What is being asked = Restate each line of the listing exactly, without carrying over any pictures.

Given material =
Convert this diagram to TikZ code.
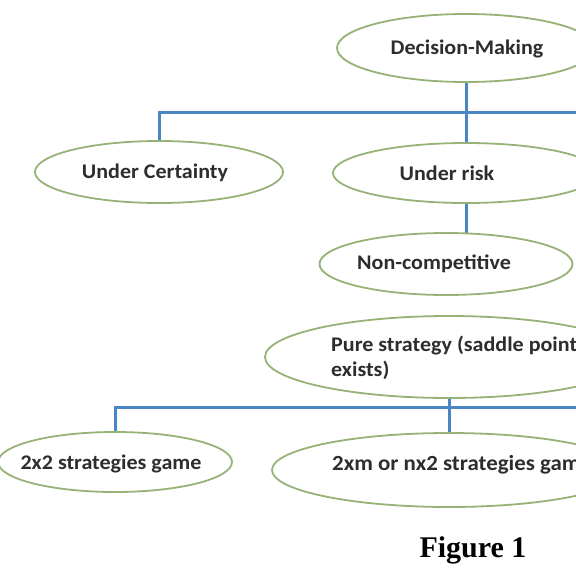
\documentclass[tikz,border=0pt]{standalone}
\usepackage{fontspec}
\setmainfont{Carlito}[FakeStretch=1.06]
\newfontfamily\figfont{Liberation Serif}
\usetikzlibrary{shapes.geometric,backgrounds}
\definecolor{linkblue}{RGB}{74,134,196}
\definecolor{ovalgreen}{RGB}{150,178,118}
\definecolor{txt}{RGB}{45,45,45}
\tikzset{
  oval/.style={ellipse, draw=ovalgreen, line width=1.8pt, fill=white, inner sep=0pt},
  lbl/.style={font=\fontsize{20.8}{25}\selectfont\bfseries, text=txt, inner sep=0pt},
  link/.style={draw=linkblue, line width=3pt}
}
\begin{document}
\begin{tikzpicture}[x=1pt,y=-1pt]
\useasboundingbox (0,0) rectangle (576,576);
\clip (0,0) rectangle (576,576);
% ovals
\node[oval, minimum width=258pt, minimum height=68pt] (dm) at (466,48) {};
\node[oval, minimum width=248pt, minimum height=62pt] (cert) at (159,172) {};
\node[oval, minimum width=266pt, minimum height=60pt] (risk) at (466,173) {};
\node[oval, minimum width=253pt, minimum height=62pt] (nc) at (446,264) {};
\node[oval, minimum width=368pt, minimum height=82pt] (pure) at (449,357) {};
\node[oval, minimum width=234pt, minimum height=60pt] (tt) at (115,462) {};
\node[oval, minimum width=354pt, minimum height=74pt] (tm) at (449,470) {};
% texts
\node[lbl] (tdm) at (467,49) {Decision-Making};
\node[lbl] (tcert) at (155,173) {Under Certainty};
\node[lbl] (trisk) at (447,173) {Under risk};
\node[lbl] (tnc) at (434,264) {Non-competitive};
\node[lbl, anchor=west, align=left] (tpure) at (331,358) {Pure strategy (saddle point\\exists)};
\node[lbl] (ttt) at (111,464) {2x2 strategies game};
\node[lbl, font=\fontsize{21.6}{25}\selectfont\bfseries, anchor=west] (ttm) at (332,465) {2xm or nx2 strategies gam};
\node[font=\figfont\fontsize{30}{32}\selectfont\bfseries, text=black, inner sep=0pt] (fig) at (473,550) {Figure 1};
% connectors
\coordinate (j1) at (466,112);
\coordinate (r1) at (620,112);
\coordinate (j2) at (449,407);
\coordinate (r2) at (620,407);
\begin{scope}[on background layer]
\draw[link] (cert.center) |- (r1);
\draw[link] (dm.center) -- (j1) -- (risk.center);
\draw[link] (risk.center) -- (risk.center |- nc.center);
\draw[link] (tt.center) |- (r2);
\draw[link] (pure.center) -- (j2) -- (tm.center);
\end{scope}
\end{tikzpicture}
\end{document}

Solution to the exercise =
Convert this diagram to TikZ code.
\documentclass[tikz,border=0pt]{standalone}
\usepackage{fontspec}
\setmainfont{Carlito}[FakeStretch=1.06]
\newfontfamily\figfont{Liberation Serif}
\usetikzlibrary{shapes.geometric,backgrounds}
\definecolor{linkblue}{RGB}{74,134,196}
\definecolor{ovalgreen}{RGB}{150,178,118}
\definecolor{txt}{RGB}{45,45,45}
\tikzset{
  oval/.style={ellipse, draw=ovalgreen, line width=1.8pt, fill=white, inner sep=0pt},
  lbl/.style={font=\fontsize{20.8}{25}\selectfont\bfseries, text=txt, inner sep=0pt},
  link/.style={draw=linkblue, line width=3pt}
}
\begin{document}
\begin{tikzpicture}[x=1pt,y=-1pt]
\useasboundingbox (0,0) rectangle (576,576);
\clip (0,0) rectangle (576,576);
% ovals
\node[oval, minimum width=258pt, minimum height=68pt] (dm) at (466,48) {};
\node[oval, minimum width=248pt, minimum height=62pt] (cert) at (159,172) {};
\node[oval, minimum width=266pt, minimum height=60pt] (risk) at (466,173) {};
\node[oval, minimum width=253pt, minimum height=62pt] (nc) at (446,264) {};
\node[oval, minimum width=368pt, minimum height=82pt] (pure) at (449,357) {};
\node[oval, minimum width=234pt, minimum height=60pt] (tt) at (115,462) {};
\node[oval, minimum width=354pt, minimum height=74pt] (tm) at (449,470) {};
% texts
\node[lbl] (tdm) at (467,49) {Decision-Making};
\node[lbl] (tcert) at (155,173) {Under Certainty};
\node[lbl] (trisk) at (447,173) {Under risk};
\node[lbl] (tnc) at (434,264) {Non-competitive};
\node[lbl, anchor=west, align=left] (tpure) at (331,358) {Pure strategy (saddle point\\exists)};
\node[lbl] (ttt) at (111,464) {2x2 strategies game};
\node[lbl, font=\fontsize{21.6}{25}\selectfont\bfseries, anchor=west] (ttm) at (332,465) {2xm or nx2 strategies gam};
\node[font=\figfont\fontsize{30}{32}\selectfont\bfseries, text=black, inner sep=0pt] (fig) at (473,550) {Figure 1};
% connectors
\coordinate (j1) at (466,112);
\coordinate (r1) at (620,112);
\coordinate (j2) at (449,407);
\coordinate (r2) at (620,407);
\begin{scope}[on background layer]
\draw[link] (cert.center) |- (r1);
\draw[link] (dm.center) -- (j1) -- (risk.center);
\draw[link] (risk.center) -- (risk.center |- nc.center);
\draw[link] (tt.center) |- (r2);
\draw[link] (pure.center) -- (j2) -- (tm.center);
\end{scope}
\end{tikzpicture}
\end{document}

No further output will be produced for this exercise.